We next look at the bond lengths given for the YBCO6.875 with a single oxygen vacancy (V_O) at the O_apical and O_chain sites in Fig. 4b. Oxygen vacancies cause electron doping of YBCO, which should provide electrons to neighboring Cu atoms. Indeed, neighboring Cu atoms at Cu_edge sites with a Cu²⁺(d⁹) configuration are electron-doped into a Cu⁺(d¹⁰)-like configuration, as shown by local distortion of bond lengths surrounding V_O, manifested by strongly shrinking Cu-O bonds. As illustrated in Fig. 4b, the bond length shrinking between Cu-O atoms can be attributed to a transition from Cu²⁺(d⁹) to Cu⁺(d¹⁰), based on comparison wirh Cu-O bond lengths in CuO (d⁹) and Cu₂O (d¹⁰) of 1.95 Å and 1.86 Å, respectively. While the V_O at O_apcial site displaces one neighbor Cu atom by providing electrons, the V_O at O_chain site displaces two surrounding Cu atoms, which means the V_O at O_chain site more strongly drives the reduction from Cu²⁺(d⁹) to Cu⁺(d¹⁰) compared to the V_O at O_apical site. This is in line with the observed phase stability of CuO and Cu₂O, where SCAN and r²SCAN overly stabilize CuO (d⁹) against Cu₂O (d¹⁰).
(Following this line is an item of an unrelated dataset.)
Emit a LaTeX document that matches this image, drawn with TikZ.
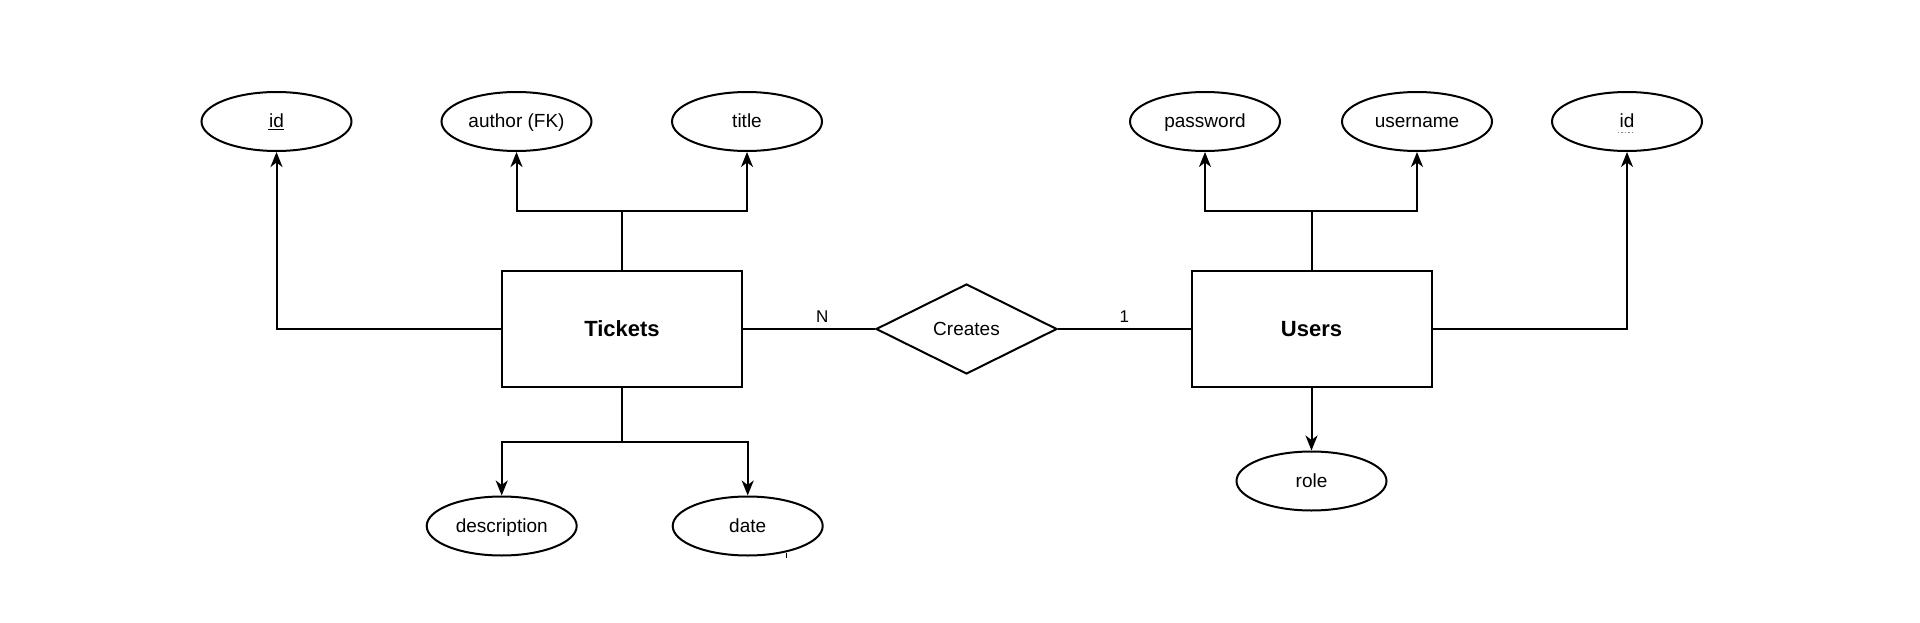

Figure 4c shows the calculated core level shift of Cu-2p compared between Cu-d⁹ Cu-d¹⁰ configurations calculated by PBE + U (U_eff= 5 eV). As demonstrated in the core level shift from CuO (d⁹) to Cu₂O (d¹⁰), providing electrons into d⁹ states results in a positive core level shift (i.e., weakening the binding energy of core electrons), which is due to an enhanced electron screening effect with more valence electrons in 3d states. Oxygen vacancies at O_apical and O_chain sites also induce positive core level shifts in the Cu-2p state, which indicates an effective the d⁹ to d¹⁰ transition of neighboring (displaced) Cu atoms around oxygen vacancies (V_O). Since the V_O at O_chain site induces larger core level shifts compared to the V_O at O_apical site, this further clarifies the increased d¹⁰ character of the V_O at O_chain which is evaluated as more unstable than the V_O at O_apical by SCAN functionals.
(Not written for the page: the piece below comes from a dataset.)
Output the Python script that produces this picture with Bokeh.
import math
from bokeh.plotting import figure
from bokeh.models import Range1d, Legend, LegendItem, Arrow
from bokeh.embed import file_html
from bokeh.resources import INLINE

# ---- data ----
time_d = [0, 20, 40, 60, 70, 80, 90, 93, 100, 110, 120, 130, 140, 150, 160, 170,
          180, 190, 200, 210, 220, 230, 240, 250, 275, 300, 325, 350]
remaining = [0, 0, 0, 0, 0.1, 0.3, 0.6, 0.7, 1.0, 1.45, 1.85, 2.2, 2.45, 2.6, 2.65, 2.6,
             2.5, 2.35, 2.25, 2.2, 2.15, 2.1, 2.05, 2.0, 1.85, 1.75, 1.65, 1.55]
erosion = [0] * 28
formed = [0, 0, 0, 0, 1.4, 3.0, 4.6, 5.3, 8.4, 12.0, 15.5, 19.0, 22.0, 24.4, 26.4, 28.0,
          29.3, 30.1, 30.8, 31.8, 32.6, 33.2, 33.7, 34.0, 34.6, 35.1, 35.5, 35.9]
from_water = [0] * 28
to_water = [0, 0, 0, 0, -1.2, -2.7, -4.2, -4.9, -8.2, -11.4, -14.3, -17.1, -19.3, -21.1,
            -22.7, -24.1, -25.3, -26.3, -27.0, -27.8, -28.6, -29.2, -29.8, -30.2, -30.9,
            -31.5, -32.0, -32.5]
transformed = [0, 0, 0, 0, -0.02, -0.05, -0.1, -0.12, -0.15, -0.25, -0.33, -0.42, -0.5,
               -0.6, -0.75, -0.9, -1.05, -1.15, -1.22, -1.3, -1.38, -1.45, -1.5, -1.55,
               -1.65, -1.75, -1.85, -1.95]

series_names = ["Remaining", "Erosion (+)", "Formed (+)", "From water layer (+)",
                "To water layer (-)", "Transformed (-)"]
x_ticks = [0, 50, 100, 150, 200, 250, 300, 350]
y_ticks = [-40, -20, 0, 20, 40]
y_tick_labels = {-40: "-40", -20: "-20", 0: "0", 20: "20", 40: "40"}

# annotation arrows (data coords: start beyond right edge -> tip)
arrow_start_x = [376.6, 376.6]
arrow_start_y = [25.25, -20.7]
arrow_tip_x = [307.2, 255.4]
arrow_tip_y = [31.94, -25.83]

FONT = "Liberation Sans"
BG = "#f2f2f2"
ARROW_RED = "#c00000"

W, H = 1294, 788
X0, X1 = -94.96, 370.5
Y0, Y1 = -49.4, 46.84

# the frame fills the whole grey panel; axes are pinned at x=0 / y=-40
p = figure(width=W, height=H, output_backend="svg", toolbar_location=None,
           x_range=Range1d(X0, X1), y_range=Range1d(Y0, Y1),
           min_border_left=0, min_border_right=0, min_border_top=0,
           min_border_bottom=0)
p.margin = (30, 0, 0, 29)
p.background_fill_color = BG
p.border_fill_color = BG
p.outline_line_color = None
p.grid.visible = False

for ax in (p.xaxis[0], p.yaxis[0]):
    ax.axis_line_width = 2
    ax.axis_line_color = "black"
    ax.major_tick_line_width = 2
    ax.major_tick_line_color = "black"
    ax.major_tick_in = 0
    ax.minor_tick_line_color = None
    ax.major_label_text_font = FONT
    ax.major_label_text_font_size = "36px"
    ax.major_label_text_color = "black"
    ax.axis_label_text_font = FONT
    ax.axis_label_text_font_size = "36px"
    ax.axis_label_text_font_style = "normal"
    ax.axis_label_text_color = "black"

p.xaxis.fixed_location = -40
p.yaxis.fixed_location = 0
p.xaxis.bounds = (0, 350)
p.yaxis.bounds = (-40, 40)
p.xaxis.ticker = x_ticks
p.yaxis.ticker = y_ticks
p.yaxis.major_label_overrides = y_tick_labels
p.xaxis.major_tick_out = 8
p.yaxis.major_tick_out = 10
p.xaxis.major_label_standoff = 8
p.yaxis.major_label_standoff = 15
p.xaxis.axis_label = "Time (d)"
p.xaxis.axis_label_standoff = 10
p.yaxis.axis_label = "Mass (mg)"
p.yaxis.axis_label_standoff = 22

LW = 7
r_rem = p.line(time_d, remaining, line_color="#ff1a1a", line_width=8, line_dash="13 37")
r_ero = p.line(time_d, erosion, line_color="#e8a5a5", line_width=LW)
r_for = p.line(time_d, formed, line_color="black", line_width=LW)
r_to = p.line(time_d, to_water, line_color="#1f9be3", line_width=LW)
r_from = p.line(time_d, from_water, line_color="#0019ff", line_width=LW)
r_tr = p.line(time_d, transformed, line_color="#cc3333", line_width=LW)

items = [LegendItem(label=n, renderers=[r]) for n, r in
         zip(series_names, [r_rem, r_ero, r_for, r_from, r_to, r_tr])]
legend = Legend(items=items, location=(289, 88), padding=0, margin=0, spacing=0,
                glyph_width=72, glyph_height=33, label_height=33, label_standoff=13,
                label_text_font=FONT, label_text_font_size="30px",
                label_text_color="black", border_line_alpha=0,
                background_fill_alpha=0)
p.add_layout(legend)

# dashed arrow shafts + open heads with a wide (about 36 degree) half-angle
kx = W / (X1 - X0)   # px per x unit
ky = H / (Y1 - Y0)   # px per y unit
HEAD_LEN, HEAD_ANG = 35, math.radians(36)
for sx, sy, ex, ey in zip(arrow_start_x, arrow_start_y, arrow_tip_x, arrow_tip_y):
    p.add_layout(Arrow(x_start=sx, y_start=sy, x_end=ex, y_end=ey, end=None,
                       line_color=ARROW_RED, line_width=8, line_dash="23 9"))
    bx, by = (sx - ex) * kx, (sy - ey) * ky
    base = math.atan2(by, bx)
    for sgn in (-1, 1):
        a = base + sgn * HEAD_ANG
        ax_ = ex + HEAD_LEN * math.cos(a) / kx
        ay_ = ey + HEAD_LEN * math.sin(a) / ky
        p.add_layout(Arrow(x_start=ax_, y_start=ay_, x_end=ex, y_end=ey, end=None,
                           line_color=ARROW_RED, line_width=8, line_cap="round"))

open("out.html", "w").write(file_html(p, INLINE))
In summary, we clarify a systematic failure of SCAN meta-GGA density-functionals (SCAN and r²SCAN), which spuriously stabilizes the Cu²⁺(d⁹) configurations rather than the Cu⁺(d¹⁰) configurations. This bias leads to the failure to stabilize Cu₂O at any allowed chemical potential for the SCAN functionals, while PBE-GGA functional with a Hubbard-U correction reasonably reproduces the experimental relative phase stability of CuO and Cu₂O. Meanwhile, both PBE + U and SCAN functionals predict the valence band structures of CuO and Cu₂O well in agreement with the ultraviolet photoemission spectroscopy (UPS) spectra. The energetic bias of SCAN functionals on d⁹ and d¹⁰ configurations results in different relative stability of oxygen vacancies in YBCO7 at O_apical and O_chain sites: SCAN functionals prefers O_chain vacancies as opposed to PBE and PBE + U functionals, which contradicts a series of experimental observations^32,33,34. This work confirms a systematic bias in the SCAN meta-GGA functional regarding the energetics of partially and fully occupied 3d states, as observed by the overstabilization of spin-polarized states in various compounds^26,27,28. Addressing this bias is essential for providing accurate predictions for copper-based compounds, particularly those containing Cu⁺ and Cu²⁺ states.

Methods

The first principles calculations were performed by using density-functional theory (DFT) with the projected augmented-wave (PAW) method as implemented in the VASP package^47,48,49. The kinetic cutoff energy was set to 500 eV. The calculations were carried out with PBE-GGA⁵⁰, SCAN¹¹, and r²SCAN¹⁰ exchange correlation functionals and SCAN functionals with the revised VV10 kernel⁵¹ (SCAN + rVV10⁴³ and r²SCAN + rVV10⁴⁴) with applying the Hubbard-U correction on the Cu-3d states based on Dudarev’s method⁵². The antiferromagnetic cupric oxide CuO (tenorite)³⁷ and the nonmagnetic cuprous oxide Cu₂O (cuprite)³⁸ were calculated by using DFT with 7 × 10 × 7 and 8 × 8 × 8 k-point grids generated with the Monkhorst-Pack meshes⁵³. The YBa₂Cu₃O₇ (YBCO7) and YBa₂Cu₃O₆ (YBCO6) were calculated within antiferromagnetic configurations sampled with the 4 × 4 × 3 k-point grids. Oxygen vacancies at chain and apical sites (O_chain and O_apcial, see Fig. 1) in YBCO7 were simulated using the supercell approach adopting 4 × 4 × 1, and 2 × 2 × 1 supercells, which correspond to YBCO_6.9375, and YBCO_6.875, respectively. Cu-2p core levels are evaluated from a postprocess of DFT results with PAW method with an initial state approximation, as implemented in the VASP package⁵⁴.